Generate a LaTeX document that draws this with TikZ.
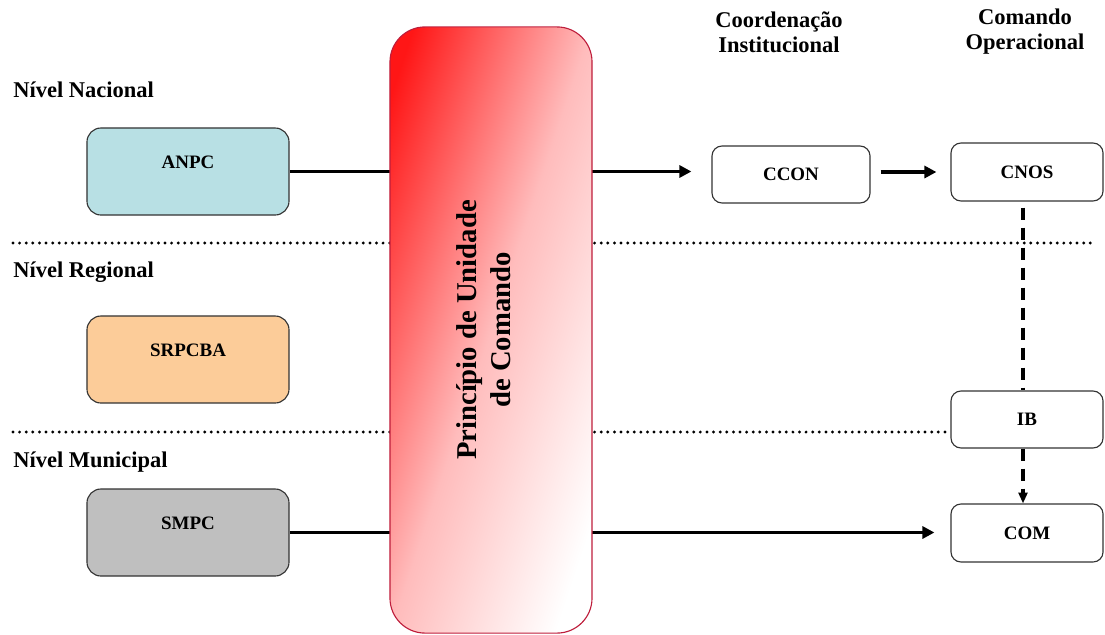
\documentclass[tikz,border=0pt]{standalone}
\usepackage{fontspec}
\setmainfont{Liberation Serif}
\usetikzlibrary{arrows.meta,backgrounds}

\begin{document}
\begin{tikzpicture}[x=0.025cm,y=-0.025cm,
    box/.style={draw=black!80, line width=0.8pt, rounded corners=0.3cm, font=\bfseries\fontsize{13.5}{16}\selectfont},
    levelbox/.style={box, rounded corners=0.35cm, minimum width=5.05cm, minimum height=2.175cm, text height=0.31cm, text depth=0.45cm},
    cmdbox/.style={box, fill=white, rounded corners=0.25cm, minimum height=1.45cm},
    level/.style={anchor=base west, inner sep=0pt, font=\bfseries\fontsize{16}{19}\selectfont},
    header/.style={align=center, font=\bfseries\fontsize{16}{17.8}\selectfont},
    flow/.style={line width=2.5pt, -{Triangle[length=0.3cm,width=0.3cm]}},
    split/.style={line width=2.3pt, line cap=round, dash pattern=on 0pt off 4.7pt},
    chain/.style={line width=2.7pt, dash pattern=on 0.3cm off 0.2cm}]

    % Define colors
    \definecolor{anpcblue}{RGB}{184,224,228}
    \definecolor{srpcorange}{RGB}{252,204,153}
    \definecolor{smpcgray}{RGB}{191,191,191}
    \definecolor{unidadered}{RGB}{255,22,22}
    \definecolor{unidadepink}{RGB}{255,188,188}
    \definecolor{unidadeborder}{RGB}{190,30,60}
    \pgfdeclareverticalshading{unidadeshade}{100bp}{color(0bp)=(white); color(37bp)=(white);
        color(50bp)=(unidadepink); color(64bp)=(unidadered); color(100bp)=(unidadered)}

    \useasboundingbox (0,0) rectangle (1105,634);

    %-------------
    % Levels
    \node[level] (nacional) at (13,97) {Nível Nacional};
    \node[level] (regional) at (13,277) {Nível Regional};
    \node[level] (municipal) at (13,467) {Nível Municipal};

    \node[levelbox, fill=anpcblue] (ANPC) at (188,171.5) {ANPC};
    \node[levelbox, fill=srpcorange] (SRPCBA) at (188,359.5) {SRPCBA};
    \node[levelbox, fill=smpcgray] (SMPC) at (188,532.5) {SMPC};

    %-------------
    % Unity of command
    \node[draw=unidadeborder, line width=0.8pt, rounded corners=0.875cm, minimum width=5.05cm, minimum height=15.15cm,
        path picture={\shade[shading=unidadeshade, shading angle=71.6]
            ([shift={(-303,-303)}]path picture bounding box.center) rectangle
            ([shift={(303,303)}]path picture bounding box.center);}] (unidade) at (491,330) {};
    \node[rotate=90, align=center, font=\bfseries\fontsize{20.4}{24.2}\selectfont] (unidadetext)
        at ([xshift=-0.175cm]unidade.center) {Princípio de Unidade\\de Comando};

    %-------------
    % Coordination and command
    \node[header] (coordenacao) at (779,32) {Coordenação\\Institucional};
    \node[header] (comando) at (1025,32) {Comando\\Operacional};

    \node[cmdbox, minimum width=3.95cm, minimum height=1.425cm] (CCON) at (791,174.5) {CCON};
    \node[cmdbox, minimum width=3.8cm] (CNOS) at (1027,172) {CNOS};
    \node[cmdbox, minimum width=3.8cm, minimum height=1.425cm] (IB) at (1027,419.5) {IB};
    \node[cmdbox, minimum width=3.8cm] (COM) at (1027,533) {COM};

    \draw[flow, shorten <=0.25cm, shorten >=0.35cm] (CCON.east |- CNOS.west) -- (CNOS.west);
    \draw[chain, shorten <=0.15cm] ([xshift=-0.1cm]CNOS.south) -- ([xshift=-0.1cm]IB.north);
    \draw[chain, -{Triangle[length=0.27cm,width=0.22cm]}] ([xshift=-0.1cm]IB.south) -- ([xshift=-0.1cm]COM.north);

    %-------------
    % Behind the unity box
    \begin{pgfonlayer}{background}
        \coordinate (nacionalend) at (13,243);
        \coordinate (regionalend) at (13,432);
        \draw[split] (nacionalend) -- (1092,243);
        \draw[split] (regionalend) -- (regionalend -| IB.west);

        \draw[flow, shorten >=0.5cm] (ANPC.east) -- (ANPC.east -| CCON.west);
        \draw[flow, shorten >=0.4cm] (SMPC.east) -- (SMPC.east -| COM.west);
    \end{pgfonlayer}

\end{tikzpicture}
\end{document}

Written exercise ▸
Repeat only what lies between the start of the data and the end of the line containing "fill=smpcgray] (SMPC) at", exactly, with pictures left out.

Full answer ▸
Generate a LaTeX document that draws this with TikZ.
\documentclass[tikz,border=0pt]{standalone}
\usepackage{fontspec}
\setmainfont{Liberation Serif}
\usetikzlibrary{arrows.meta,backgrounds}

\begin{document}
\begin{tikzpicture}[x=0.025cm,y=-0.025cm,
    box/.style={draw=black!80, line width=0.8pt, rounded corners=0.3cm, font=\bfseries\fontsize{13.5}{16}\selectfont},
    levelbox/.style={box, rounded corners=0.35cm, minimum width=5.05cm, minimum height=2.175cm, text height=0.31cm, text depth=0.45cm},
    cmdbox/.style={box, fill=white, rounded corners=0.25cm, minimum height=1.45cm},
    level/.style={anchor=base west, inner sep=0pt, font=\bfseries\fontsize{16}{19}\selectfont},
    header/.style={align=center, font=\bfseries\fontsize{16}{17.8}\selectfont},
    flow/.style={line width=2.5pt, -{Triangle[length=0.3cm,width=0.3cm]}},
    split/.style={line width=2.3pt, line cap=round, dash pattern=on 0pt off 4.7pt},
    chain/.style={line width=2.7pt, dash pattern=on 0.3cm off 0.2cm}]

    % Define colors
    \definecolor{anpcblue}{RGB}{184,224,228}
    \definecolor{srpcorange}{RGB}{252,204,153}
    \definecolor{smpcgray}{RGB}{191,191,191}
    \definecolor{unidadered}{RGB}{255,22,22}
    \definecolor{unidadepink}{RGB}{255,188,188}
    \definecolor{unidadeborder}{RGB}{190,30,60}
    \pgfdeclareverticalshading{unidadeshade}{100bp}{color(0bp)=(white); color(37bp)=(white);
        color(50bp)=(unidadepink); color(64bp)=(unidadered); color(100bp)=(unidadered)}

    \useasboundingbox (0,0) rectangle (1105,634);

    %-------------
    % Levels
    \node[level] (nacional) at (13,97) {Nível Nacional};
    \node[level] (regional) at (13,277) {Nível Regional};
    \node[level] (municipal) at (13,467) {Nível Municipal};

    \node[levelbox, fill=anpcblue] (ANPC) at (188,171.5) {ANPC};
    \node[levelbox, fill=srpcorange] (SRPCBA) at (188,359.5) {SRPCBA};
    \node[levelbox, fill=smpcgray] (SMPC) at (188,532.5) {SMPC};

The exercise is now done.